From the output, it seems the error comes from the PW (FFTW), so maybe you can try to disable it (-D__NO_OFFLOAD_PW).
Is there any reason why you are not using DBCSR acceleration, i.e. -D__DBCSR_ACC? Note that -D__ACC is not used anymore, as far as I know...
BTW, are you running on a HPE Cray system? if so, I would suggest do not use -mtune=native...
The CPU-only versions of the 4 tests identified work with both the 'v2024.3' and 'v2025.1' versions. I will also note that our Nvidia GPU tests also work with both versions.
I can try adding the -D__NO_OFFLOAD_PW. But the original case would still seem to be a regression as it was working in 'v2024.3' without this option (unless it is new).
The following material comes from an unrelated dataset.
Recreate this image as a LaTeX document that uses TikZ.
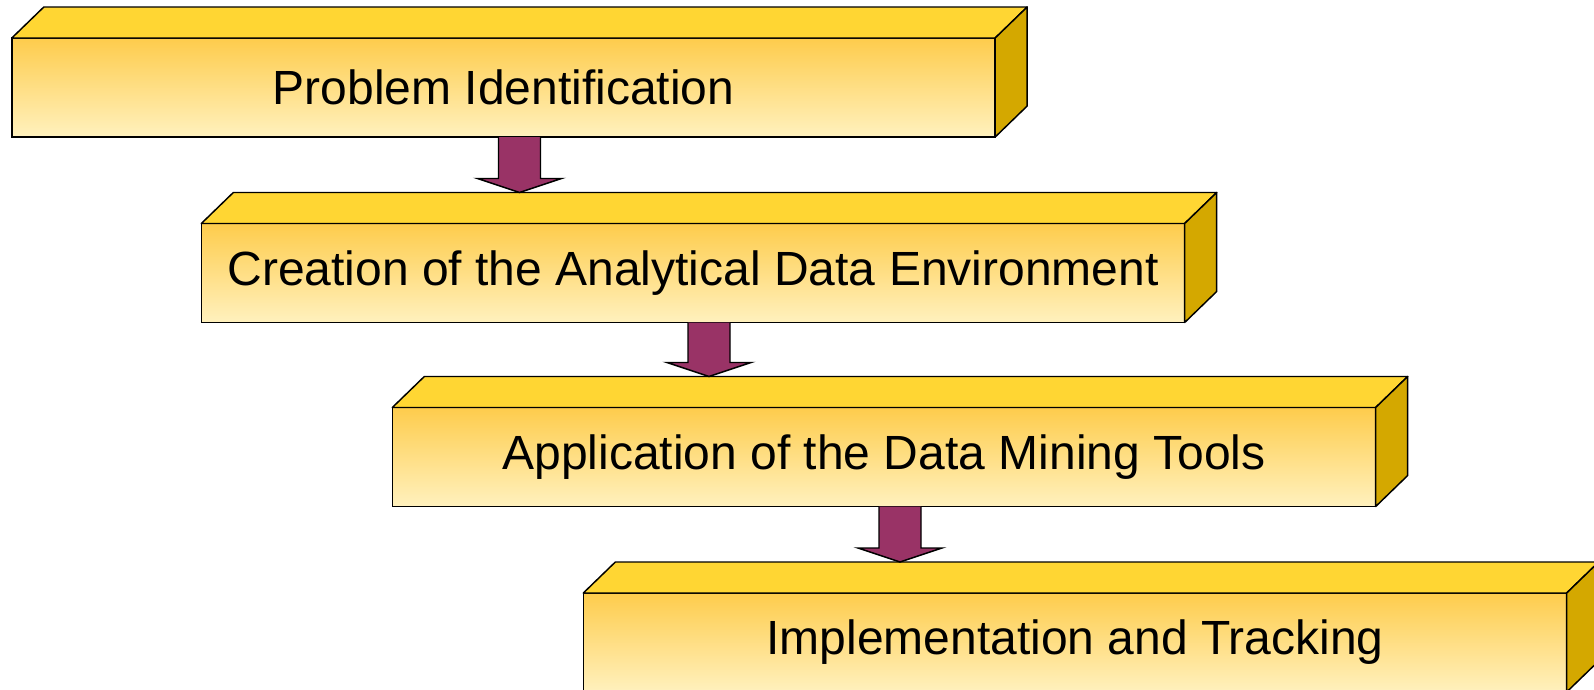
\documentclass[tikz,border=0pt]{standalone}
\usepackage{fontspec}
\setmainfont{Liberation Sans}
\usetikzlibrary{calc}
\definecolor{topc}{RGB}{255,214,51}
\definecolor{frontt}{RGB}{254,204,76}
\definecolor{frontb}{RGB}{255,241,190}
\definecolor{sidec}{RGB}{212,168,0}
\definecolor{arrowc}{RGB}{153,51,102}
\begin{document}
\begin{tikzpicture}[x=0.75pt,y=-0.75pt,
  front/.style={draw=black, line width=1.1pt, top color=frontt, bottom color=frontb,
    minimum width=737.5pt, minimum height=74.25pt, inner sep=0pt, outer sep=0pt,
    font=\fontsize{36}{40}\selectfont},
  topface/.style={draw=black, line width=1.1pt, fill=topc, line join=round},
  sideface/.style={draw=black, line width=1.1pt, fill=sidec, line join=round},
  flowarrow/.style={draw=black, line width=1.1pt, fill=arrowc, line join=miter}]
\useasboundingbox (0,0) rectangle (1594,689);
\clip (0,0) rectangle (1594,689);

\node[front] (b1) at (503.5,87.5) {Problem Identification};
\node[front] (b2) at (693,273) {Creation of the Analytical Data Environment};
\node[front] (b3) at (884,457) {Application of the Data Mining Tools};
\node[front] (b4) at (1075,642.5) {Implementation and Tracking};

\foreach \b in {b1,b2,b3,b4}{
  \draw[topface] (\b.north west) -- ++(32,-31) -- ($(\b.north east)+(32,-31)$) -- (\b.north east) -- cycle;
  \draw[sideface] (\b.north east) -- ++(32,-31) -- ($(\b.south east)+(32,-31)$) -- (\b.south east) -- cycle;
}

\foreach \a/\b in {b1/b2,b2/b3,b3/b4}{
  \coordinate (s) at ($(\a.south)+(16,0)$);
  \coordinate (t0) at ($(\b.north)+(0,-31)$);
  \coordinate (t) at (s |- t0);
  \filldraw[flowarrow] ($(s)+(-21,0)$) -- ($(t)+(-21,-14)$) -- ($(t)+(-42,-14)$) -- (t)
     -- ($(t)+(42,-14)$) -- ($(t)+(21,-14)$) -- ($(s)+(21,0)$);
}
\end{tikzpicture}
\end{document}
I am working with an HPE Cray system. I will investigate dropping the -mtune=native option. (I'm surprised I missed that, since I try to avoid using that with other builds.) I will also investigate changing to use -D__DBCSR_ACC. I assume whenever I first added building CP2K for AMD GPUs, I found that the one option worked. Admittedly, I tend not to investigate if new build options are present or preferred if the new version builds with the existing 'arch' file.
The same tests are still falling in the same way with the use of -D__NO_OFFLOAD_PW in place. I also removed the -mtune=native use and replaces -D__ACC with -D__DBCSR_ACC; I had to add -lhipblas to the LIBS +=... line to get the compilation to complete successfully.